[Figure scripts]

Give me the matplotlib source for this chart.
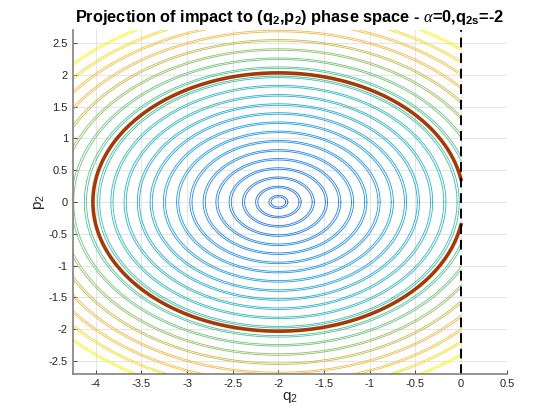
import numpy as np
import matplotlib.pyplot as plt
from matplotlib.colors import LinearSegmentedColormap

plt.rcParams['font.family'] = ['Liberation Sans', 'DejaVu Sans']
plt.rcParams['mathtext.fontset'] = 'custom'
plt.rcParams['mathtext.rm'] = 'Liberation Sans'
plt.rcParams['mathtext.it'] = 'Liberation Serif:italic'
plt.rcParams['mathtext.bf'] = 'Liberation Sans:bold'

# phase space data
q2s = -2.0
ring_radii = [0.08, 0.225, 0.37, 0.515, 0.66, 0.80, 0.945, 1.09, 1.235, 1.38, 1.52,
              1.665, 1.81, 1.955, 2.10, 2.24, 2.385, 2.53, 2.675, 2.82, 2.96, 3.11]
ring_split = [0.0, 0.024]          # each trajectory shows as a close pair of loops
impact_radius = 2.03
wall_q = 0.0

# colour along radius (parula-like)
col_r = [0.0, 0.8, 1.4, 1.8, 2.1, 2.4, 2.55, 2.68, 2.82, 2.96, 3.11]
col_c = ['#2366da', '#2088df', '#22a5d6', '#2eb6bc', '#4fc093', '#94bf62',
         '#c7bb4e', '#f0b84a', '#f7bd3d', '#f8d92e', '#f8f610']
cmap = LinearSegmentedColormap.from_list('par', list(zip(np.array(col_r) / col_r[-1], col_c)))


def loop(r):
    t = np.linspace(0, 2 * np.pi, 1500)
    q = q2s + r * np.cos(t)
    p = r * np.sin(t)
    q[q > wall_q] = np.nan
    return q, p


fig = plt.figure(figsize=(5.6, 4.2), dpi=100)
ax = fig.add_axes([0.13, 0.11, 0.775, 0.818])

for r in ring_radii:
    c = cmap(r / col_r[-1])
    for d in ring_split:
        q, p = loop(r + d)
        ax.plot(q, p, color=c, lw=0.6)

q, p = loop(impact_radius)
ax.plot(q, p, color='#a33a08', lw=2.6)
ax.axvline(wall_q, color='k', ls=(0, (5, 3)), lw=1.4)

ax.set_xlim(-4.25, 0.5)
ax.set_ylim(-2.7, 2.7)
ax.set_xticks(np.arange(-4, 0.51, 0.5))
ax.set_yticks(np.arange(-2.5, 2.51, 0.5))
ax.set_xticklabels(['-4', '-3.5', '-3', '-2.5', '-2', '-1.5', '-1', '-0.5', '0', '0.5'])
ax.set_yticklabels(['-2.5', '-2', '-1.5', '-1', '-0.5', '0', '0.5', '1', '1.5', '2', '2.5'])
ax.tick_params(direction='in', length=3, labelsize=8, colors='#262626', width=0.6)
ax.grid(True, color='#e0e0e0', lw=0.6)
ax.set_axisbelow(True)
for s in ['top', 'right']:
    ax.spines[s].set_visible(False)
for s in ['left', 'bottom']:
    ax.spines[s].set_color('#808080')
    ax.spines[s].set_linewidth(1.2)

ax.set_xlabel(r'q$_2$', fontsize=11, color='#262626', labelpad=1)
ax.set_ylabel(r'p$_2$', fontsize=11, color='#262626', labelpad=1)
ax.set_title(r'Projection of impact to (q$_\mathbf{2}$,p$_\mathbf{2}$) phase space - $\alpha$=0,q$_\mathbf{2s}$=-2',
             fontsize=11.8, fontweight='bold', pad=6)

fig.savefig('out.png', dpi=100)
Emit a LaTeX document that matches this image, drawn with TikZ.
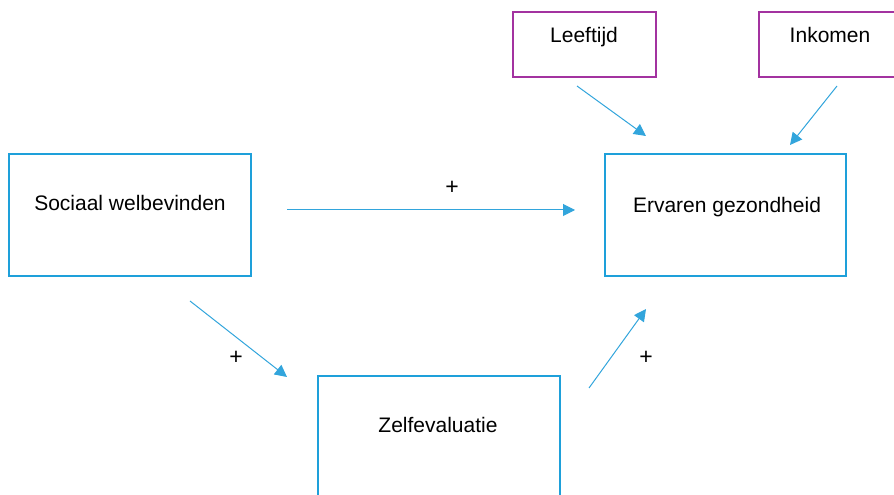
\documentclass[tikz,border=0pt]{standalone}
\usepackage{fontspec}
\setmainfont{Liberation Sans}
\usetikzlibrary{arrows.meta}
\definecolor{boxblue}{RGB}{30,160,218}
\definecolor{arrowblue}{RGB}{50,165,220}
\definecolor{boxpurple}{RGB}{163,50,160}
\tikzset{
  bluebox/.style={draw=boxblue, line width=1.6pt, fill=white},
  purplebox/.style={draw=boxpurple, line width=1.4pt, fill=white},
  lbl/.style={font=\fontsize{21}{25}\selectfont, inner sep=0pt, text=black, anchor=base},
  plus/.style={font=\fontsize{23}{26}\selectfont, inner sep=0pt, text=black},
  conn/.style={draw=arrowblue, line width=1pt, -{Triangle[length=12pt,width=12pt]}}
}
\begin{document}
\begin{tikzpicture}[x=1pt,y=1pt]
\useasboundingbox (0,0) rectangle (894,495);
\clip (0,0) rectangle (894,495);
% boxes (y measured upward: y = 495 - pixel row)
\draw[purplebox] (513,483) rectangle (656,418);
\draw[purplebox] (759,483) rectangle (900,418);
\draw[bluebox] (9,341) rectangle (251,219);
\draw[bluebox] (605,341) rectangle (846,219);
\draw[bluebox] (318,119) rectangle (560,-10);
% texts
\node[lbl] (leeftijd) at (584,452) {Leeftijd};
\node[lbl] (inkomen) at (830,452) {Inkomen};
\node[lbl] (sociaal) at (130,284) {Sociaal welbevinden};
\node[lbl] (ervaren) at (727,282) {Ervaren gezondheid};
\node[lbl] (zelf) at (438,62) {Zelfevaluatie};
% connector end points
\coordinate (a1) at (287,285);
\coordinate (a2) at (575,285);
\coordinate (b1) at (577,409);
\coordinate (b2) at (646,359);
\coordinate (c1) at (837,409);
\coordinate (c2) at (790,350);
\coordinate (d1) at (190,194);
\coordinate (d2) at (287,118);
\coordinate (e1) at (589,107);
\coordinate (e2) at (646,186);
\draw[conn] (a1) -- (a2);
\draw[conn] (b1) -- (b2);
\draw[conn] (c1) -- (c2);
\draw[conn] (d1) -- (d2);
\draw[conn] (e1) -- (e2);
% signs
\node[plus] (p1) at (452,307) {+};
\node[plus] (p2) at (236,137) {+};
\node[plus] (p3) at (646,137) {+};
\end{tikzpicture}
\end{document}
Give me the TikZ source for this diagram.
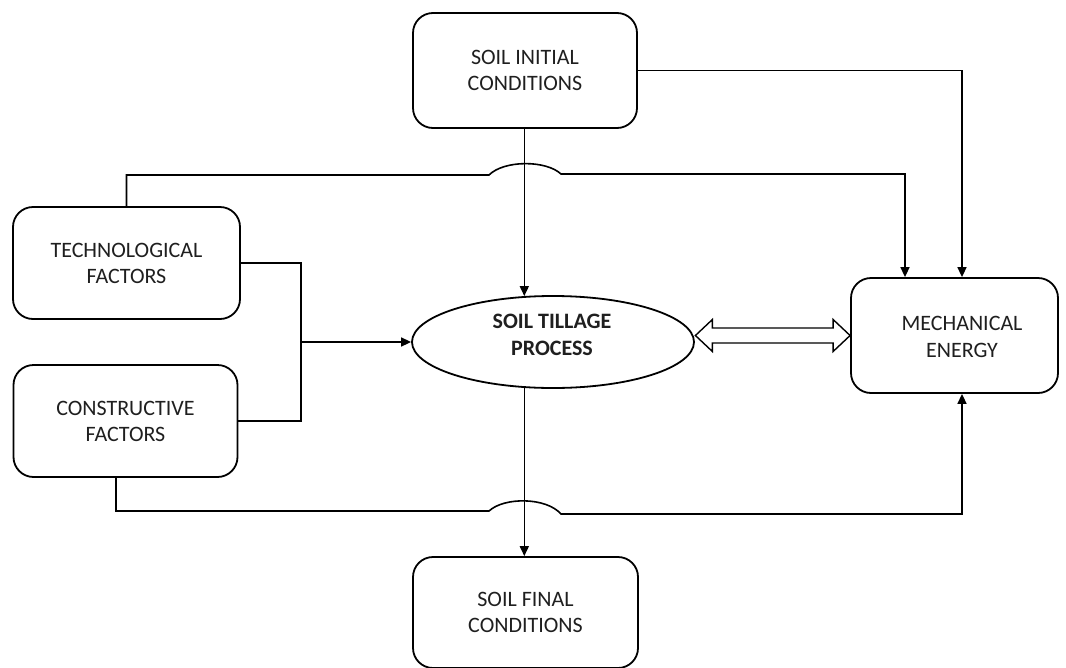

Short problem -> Reproduce the material word for word. Any pictures should be left out of the copy.

Solution to the problem ->
Give me the matplotlib source for this chart.
import numpy as np
import matplotlib.pyplot as plt
from matplotlib.colors import LinearSegmentedColormap

plt.rcParams['font.family'] = ['Liberation Sans', 'DejaVu Sans']
plt.rcParams['mathtext.fontset'] = 'custom'
plt.rcParams['mathtext.rm'] = 'Liberation Sans'
plt.rcParams['mathtext.it'] = 'Liberation Serif:italic'
plt.rcParams['mathtext.bf'] = 'Liberation Sans:bold'

# phase space data
q2s = -2.0
ring_radii = [0.08, 0.225, 0.37, 0.515, 0.66, 0.80, 0.945, 1.09, 1.235, 1.38, 1.52,
              1.665, 1.81, 1.955, 2.10, 2.24, 2.385, 2.53, 2.675, 2.82, 2.96, 3.11]
ring_split = [0.0, 0.024]          # each trajectory shows as a close pair of loops
impact_radius = 2.03
wall_q = 0.0

# colour along radius (parula-like)
col_r = [0.0, 0.8, 1.4, 1.8, 2.1, 2.4, 2.55, 2.68, 2.82, 2.96, 3.11]
col_c = ['#2366da', '#2088df', '#22a5d6', '#2eb6bc', '#4fc093', '#94bf62',
         '#c7bb4e', '#f0b84a', '#f7bd3d', '#f8d92e', '#f8f610']
cmap = LinearSegmentedColormap.from_list('par', list(zip(np.array(col_r) / col_r[-1], col_c)))


def loop(r):
    t = np.linspace(0, 2 * np.pi, 1500)
    q = q2s + r * np.cos(t)
    p = r * np.sin(t)
    q[q > wall_q] = np.nan
    return q, p


fig = plt.figure(figsize=(5.6, 4.2), dpi=100)
ax = fig.add_axes([0.13, 0.11, 0.775, 0.818])

for r in ring_radii:
    c = cmap(r / col_r[-1])
    for d in ring_split:
        q, p = loop(r + d)
        ax.plot(q, p, color=c, lw=0.6)

q, p = loop(impact_radius)
ax.plot(q, p, color='#a33a08', lw=2.6)
ax.axvline(wall_q, color='k', ls=(0, (5, 3)), lw=1.4)

ax.set_xlim(-4.25, 0.5)
ax.set_ylim(-2.7, 2.7)
ax.set_xticks(np.arange(-4, 0.51, 0.5))
ax.set_yticks(np.arange(-2.5, 2.51, 0.5))
ax.set_xticklabels(['-4', '-3.5', '-3', '-2.5', '-2', '-1.5', '-1', '-0.5', '0', '0.5'])
ax.set_yticklabels(['-2.5', '-2', '-1.5', '-1', '-0.5', '0', '0.5', '1', '1.5', '2', '2.5'])
ax.tick_params(direction='in', length=3, labelsize=8, colors='#262626', width=0.6)
ax.grid(True, color='#e0e0e0', lw=0.6)
ax.set_axisbelow(True)
for s in ['top', 'right']:
    ax.spines[s].set_visible(False)
for s in ['left', 'bottom']:
    ax.spines[s].set_color('#808080')
    ax.spines[s].set_linewidth(1.2)

ax.set_xlabel(r'q$_2$', fontsize=11, color='#262626', labelpad=1)
ax.set_ylabel(r'p$_2$', fontsize=11, color='#262626', labelpad=1)
ax.set_title(r'Projection of impact to (q$_\mathbf{2}$,p$_\mathbf{2}$) phase space - $\alpha$=0,q$_\mathbf{2s}$=-2',
             fontsize=11.8, fontweight='bold', pad=6)

fig.savefig('out.png', dpi=100)
Emit a LaTeX document that matches this image, drawn with TikZ.
\documentclass[tikz,border=0pt]{standalone}
\usepackage{fontspec}
\setmainfont{Liberation Sans}
\usetikzlibrary{arrows.meta}
\definecolor{boxblue}{RGB}{30,160,218}
\definecolor{arrowblue}{RGB}{50,165,220}
\definecolor{boxpurple}{RGB}{163,50,160}
\tikzset{
  bluebox/.style={draw=boxblue, line width=1.6pt, fill=white},
  purplebox/.style={draw=boxpurple, line width=1.4pt, fill=white},
  lbl/.style={font=\fontsize{21}{25}\selectfont, inner sep=0pt, text=black, anchor=base},
  plus/.style={font=\fontsize{23}{26}\selectfont, inner sep=0pt, text=black},
  conn/.style={draw=arrowblue, line width=1pt, -{Triangle[length=12pt,width=12pt]}}
}
\begin{document}
\begin{tikzpicture}[x=1pt,y=1pt]
\useasboundingbox (0,0) rectangle (894,495);
\clip (0,0) rectangle (894,495);
% boxes (y measured upward: y = 495 - pixel row)
\draw[purplebox] (513,483) rectangle (656,418);
\draw[purplebox] (759,483) rectangle (900,418);
\draw[bluebox] (9,341) rectangle (251,219);
\draw[bluebox] (605,341) rectangle (846,219);
\draw[bluebox] (318,119) rectangle (560,-10);
% texts
\node[lbl] (leeftijd) at (584,452) {Leeftijd};
\node[lbl] (inkomen) at (830,452) {Inkomen};
\node[lbl] (sociaal) at (130,284) {Sociaal welbevinden};
\node[lbl] (ervaren) at (727,282) {Ervaren gezondheid};
\node[lbl] (zelf) at (438,62) {Zelfevaluatie};
% connector end points
\coordinate (a1) at (287,285);
\coordinate (a2) at (575,285);
\coordinate (b1) at (577,409);
\coordinate (b2) at (646,359);
\coordinate (c1) at (837,409);
\coordinate (c2) at (790,350);
\coordinate (d1) at (190,194);
\coordinate (d2) at (287,118);
\coordinate (e1) at (589,107);
\coordinate (e2) at (646,186);
\draw[conn] (a1) -- (a2);
\draw[conn] (b1) -- (b2);
\draw[conn] (c1) -- (c2);
\draw[conn] (d1) -- (d2);
\draw[conn] (e1) -- (e2);
% signs
\node[plus] (p1) at (452,307) {+};
\node[plus] (p2) at (236,137) {+};
\node[plus] (p3) at (646,137) {+};
\end{tikzpicture}
\end{document}
Give me the TikZ source for this diagram.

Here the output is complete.